I do not believe overfilling the master reservoir can cause this problem (i think it would leak out) but this is something to investigate as well.

Really dirty calipers may have piston retraction problems as well. But that's less likely. Along the same lines (of interference) - the levers being unable to return to a "full release" position (the position they would be in when you let go altogether) then the brakes would lightly apply and continue in the heat cycle / brake-application issue referenced above.

battlecry


Watch.   He'll come back and say he was going SO fast the air resistance on the exposed brake lever locked the front brake.

And the air resistance on the exposed clutch lever made the engine rev super high.

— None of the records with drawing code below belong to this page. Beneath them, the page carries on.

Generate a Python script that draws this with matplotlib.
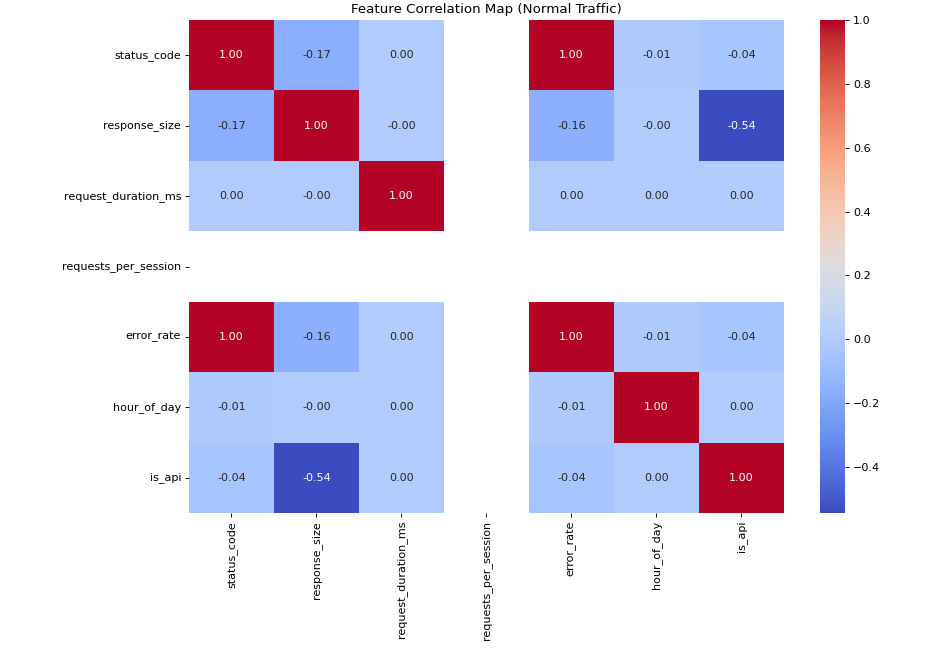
import numpy as np
import pandas as pd
import matplotlib
matplotlib.use("Agg")
import matplotlib.pyplot as plt
import seaborn as sns

features = ["status_code", "response_size", "request_duration_ms",
            "requests_per_session", "error_rate", "hour_of_day", "is_api"]
nan = np.nan
row_status = [1.00, -0.17, 0.002, nan, 1.00, -0.01, -0.04]
row_size = [-0.17, 1.00, -0.001, nan, -0.16, -0.001, -0.544]
row_dur = [0.002, -0.001, 1.00, nan, 0.002, 0.001, 0.001]
row_rps = [nan, nan, nan, nan, nan, nan, nan]
row_err = [1.00, -0.16, 0.002, nan, 1.00, -0.01, -0.04]
row_hour = [-0.01, -0.001, 0.001, nan, -0.01, 1.00, 0.001]
row_api = [-0.04, -0.544, 0.001, nan, -0.04, 0.001, 1.00]

corr = pd.DataFrame([row_status, row_size, row_dur, row_rps, row_err, row_hour, row_api],
                    index=features, columns=features)

plt.rcParams.update({
    "font.size": 8,
    "xtick.major.size": 2.8,
    "ytick.major.size": 2.8,
    "xtick.major.width": 0.64,
    "ytick.major.width": 0.64,
    "xtick.major.pad": 2.8,
    "ytick.major.pad": 2.8,
})

W, H = 929, 648
fig = plt.figure(figsize=(W / 100, H / 100), dpi=100)
ax = fig.add_axes([189 / W, 1 - 513 / H, (784 - 189) / W, (513 - 20) / H])
cax = fig.add_axes([820 / W, 1 - 513 / H, 25 / W, (513 - 20) / H])
sns.heatmap(corr, annot=True, fmt=".2f", cmap="coolwarm", ax=ax, cbar_ax=cax,
            annot_kws={"fontsize": 8})
ax.tick_params(labelsize=8)
cax.tick_params(labelsize=8)
ax.set_title("Feature Correlation Map (Normal Traffic)", fontsize=9.6, pad=4.8)
fig.savefig("out.png", dpi=100)
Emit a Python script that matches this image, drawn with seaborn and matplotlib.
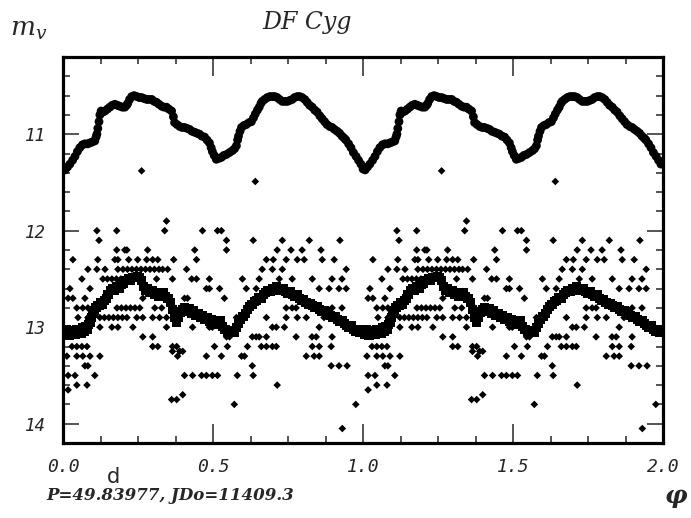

Yeah, that's the ticket.    ;D

junior varsity

For such a problem, you could purchase Rizoma levers with the holes in the ends. Or drill out your own. or or or or or or do something more valuable with your time and money.

djrashonal

How far backed out should the screw be from the lever? or is it more of a trial and error type setting?
ATO: are you saying that if I replace my levers with drilled levers (rizomas or drill my own) that because there will be a "breather" hole there wont be an issue with the backup of pressure?
01 SSSSSSS4 - Sold
'09 Triumph Bonneville
S2R800 dark - searching for

Howie

You need 1-1.5 mm. free play.  Overfull reservoir can cause the problem, the diaphragm in the reservoir helps keep the fluid from escaping.  A quick way to see if the the problem is hydraulic is, when the brakes start dragging to much, open the bleeder to relieve pressure.  Excessive drag disappears, the problem is hydraulic. 

djrashonal

#14
thanks for the help, i'll be home in a couple hours and check it out. Are we talking about the bleeder on the master or the one by the caliper?